Rothbard’s essay argues that free-market economics cannot rest on exchange alone, because exchange presupposes rightful ownership. The opening move is conceptual: market transactions are not simply movements of things but transfers of legally and morally specified claims over things. This reframing makes property title prior to market analysis.
This exchange is not transportation; it is the transfer of ownership or title.
The stolen hula-hoop example shows why economists cannot escape justice by invoking mutual benefit. If Y stole the hoop and then sells to X, approval of the exchange validates Y's title and erases Z's claim; if Z is recognized as owner, the apparent market transaction must be condemned. Therefore market economics already depends on a theory of rightful possession.
Whichever way he decides, the economist cannot escape a judgment, a theory of justice in the ownership of property.
The section on utilitarianism targets Coase, Demsetz, and related defenses of clear property rights. Rothbard grants that determinate titles matter for exchange and calculation, but says utilitarian criteria cannot decide which claimant should hold title. “Efficiency” cannot settle disputed ownership because costs and benefits are subjective, and social-cost reasoning treats persons' rights as variables to be arranged by policy. When utilitarians defer to whatever the state defines as property, their alleged neutrality becomes legal positivism.
Actually they do have such a theory, and it is the surely simplistic one that whatever government defines as legal is right.
Rothbard presses this point by imagining rapid state redistribution or slavery under legal market forms. If legality alone fixes title, then each new political allocation must be accepted as the justice-relevant baseline. A theory that began as a defense of private property thus becomes a defense of the current and changing status quo, however coercively produced.
Against this, Rothbard builds a natural-rights theory from self-ownership and homesteading. Self-ownership means each person has primary jurisdiction over his or her body; its alternatives are partial slavery by one class over another or universal co-ownership, which he regards as impossible and self-contradictory.
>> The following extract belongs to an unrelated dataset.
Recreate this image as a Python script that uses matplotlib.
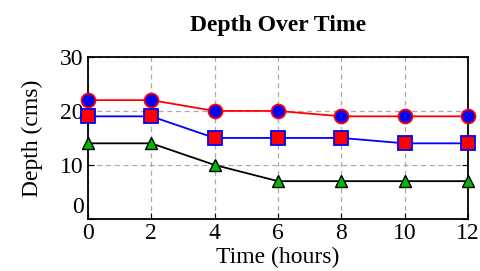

External property arises when persons transform unused nature through labor: cultivation, mining, construction, manufacture, and settlement. Land is not exempt from this rule; the first user who makes productive use of it acquires title in the same way that a maker owns what he or she has made.
This principle asserts the absolute right of each man, by virtue of his (or her) being a human being, to “own” his own body; that is, to control that body free of coercive interference.
Voluntary exchange follows from these premises rather than preceding them. If persons own themselves and the goods they justly acquire, they may transfer title by contract, gift, bequest, wages, sale, or monetary exchange. Rothbard therefore understands the market as a chain of title transfers grounded in earlier acts of self-ownership, appropriation, and consent, not as an independent mechanism justified by aggregate welfare.
The concluding section applies the theory to existing titles. Rothbard distinguishes present possession from just ownership: stolen property should be returned to the victim or heir when identifiable, while unclaimed goods without a traceable victim may fall to current productive users by homesteading. This makes his argument anti-conservative as well as anti-socialist. He rejects indiscriminate redistribution, but also rejects blanket defense of capitalist-looking holdings that originated in conquest, grant, or state privilege. His Latin American land-reform example is meant to show that libertarian justice can require dispossessing coercive landlords and recognizing peasants as true owners.
The essay’s central contribution is thus genealogical: a valid title must be traceable to self-ownership, first use, voluntary transfer, gift, or inheritance; an invalid title descends from aggression against an identifiable victim. Rothbard’s polemical target is the idea that utility or legality can substitute for that genealogy. Secure markets, in his account, require not just property rights in general but property rights that can be morally justified.